In the interests of brand differentiation, I’m eager to seize the opportunity to disagree with Ryan Avent who I think badly underrates Edward Luce’s brief new book Time to Start Thinking: America in the Age of Descent in two recent blog posts (1, 2).

I’m not without my disagreements with the book, which I think somewhat oversells “industrial policy” and undersells some of the problems with the American past, but which I think does mount a reasonable case for alarm about the medium-term trajectory of the country. The key point here is that the book is not simply a laundry list of present-day policy failures (of which there have always been many) but as hinted at by the title of a political system that’s stopped constructively engaging with policy challenges. Henry Farrell and Cosma Shalizi have recently been writing about “cognitive democracy”, and the circumstances under which democratic politics are the best available institutional mechanism for tackling certain kinds of problems not just from a perspective of ethical fairness but from a practical information-processing standpoint.

And traditionally, American democracy for all its considerable flaws has truly been a world leader. US politics circa 1875 were a travesty of injustice by contemporary standards, but were very genuinely among the fairest and most egalitarian to be found on the planet.

Today, however, a lot of the world has done a lot of “catch-up” in terms of political institutions and our own institutions, though purged of horrors like large-scale racial disenfranchisement, seem increasingly ill-matched to one another. In particular, American political parties (and especially the Republican Party) have evolved into the sort of well-disciplined ideologically coherent movements dominated by strong policy-demanders that the country has traditionally lacked. Parties of that sort are a perfectly plausible part of the institutional mechanism of a democratic republic, but they’re an extremely poor match for other aspects of the American institutional setup. A key premise of the U.S. political system is that “ambition must be made to counteract ambition”, but that requires ambitions more nuanced than to make the incumbent a one-term president. Ugliness, venality, and stupidity are not new to American politics but today’s ideologically cohesive political parties are.

I think Americans should be disturbed rather than comforted by the realization that most Europeans now seem to have gotten an even worse case of poorly designed institutions.

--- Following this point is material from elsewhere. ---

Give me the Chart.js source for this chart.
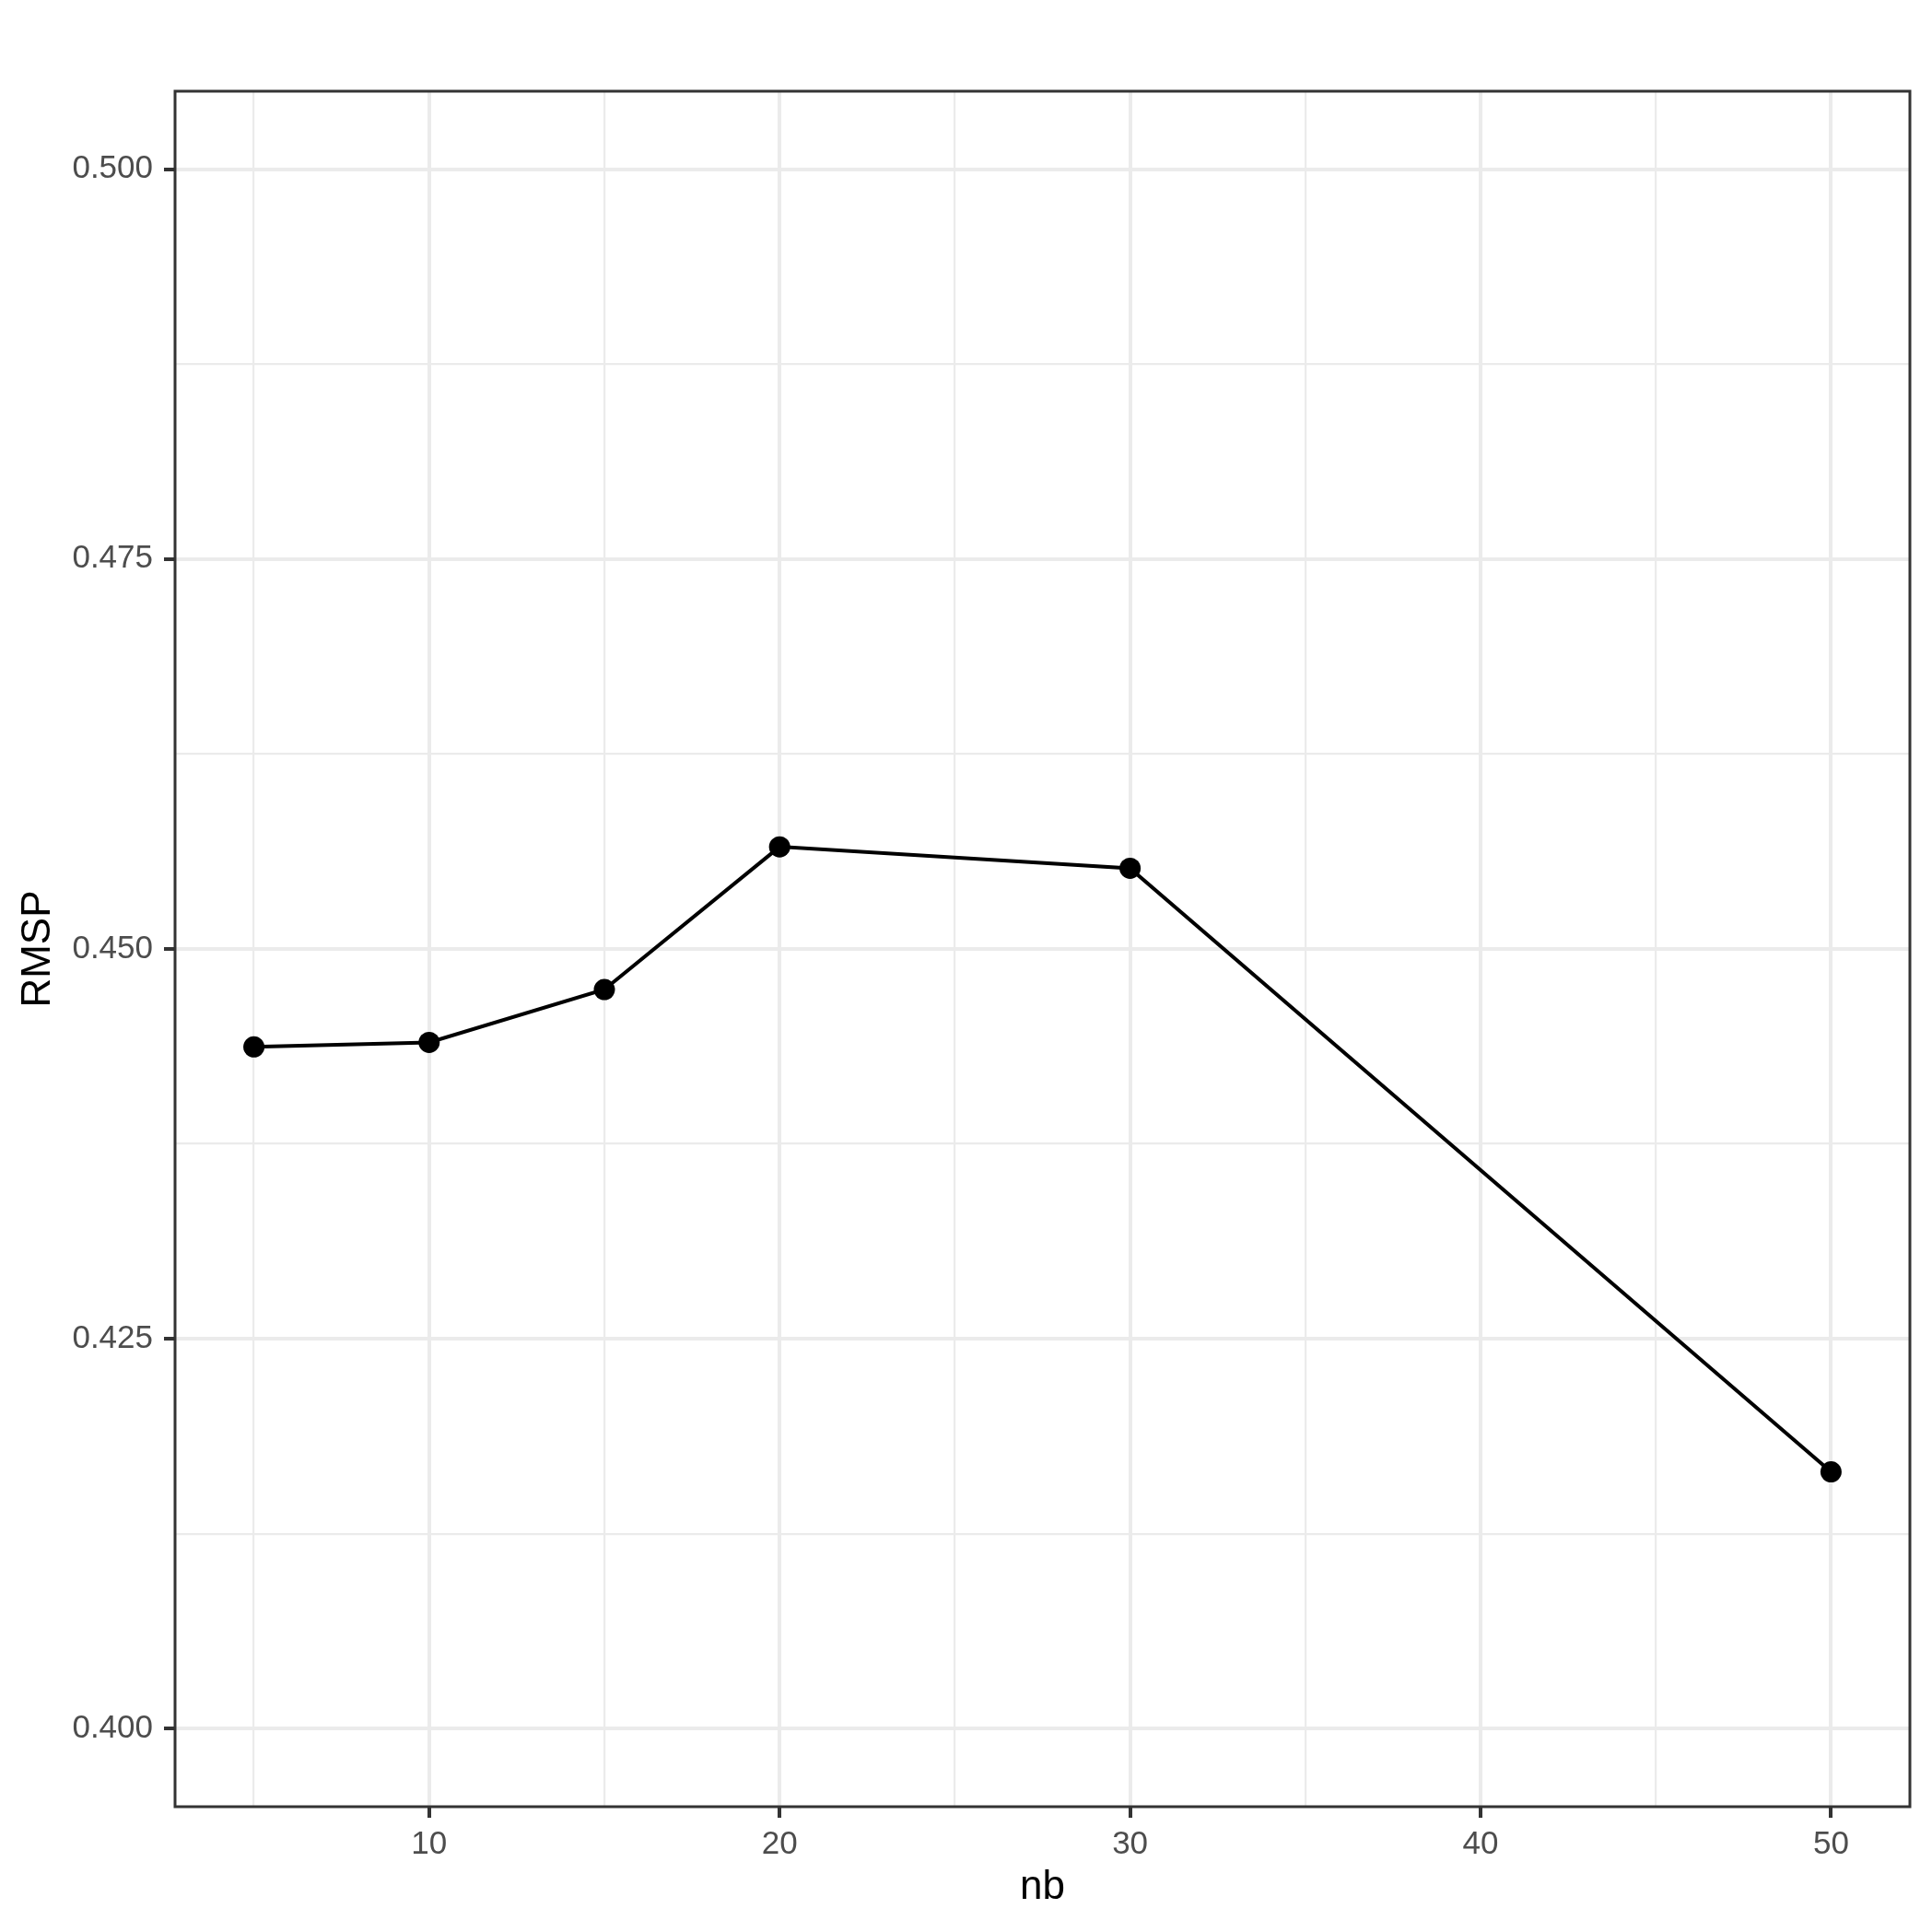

Think seriously about it and you’ll see that it just can’t be that everyone in Frankfurt and Brussels and Berlin and Madrid and Athens is incredibly stupid. Rather, the eurozone has blundered into a set of institutional arrangements that can’t process the issues correctly and the rest of us can just stand and watch the wreckage unfold. Our problems are completely different in origin but similar in some important respects. Luce’s book is the story of a United States that’s suffering from a variety of fairly well-known problems that intellectually seem far from unsolvable. And yet our political system, for some fairly profound reasons, just isn’t working on solving the problems. Instead, it’s leaping toward another terrifying and pointless debt ceiling slowdown even as political punditry remains excessively focused on personality conflicts rather than the structural roots of this dysfunction. It’s time to start thinking.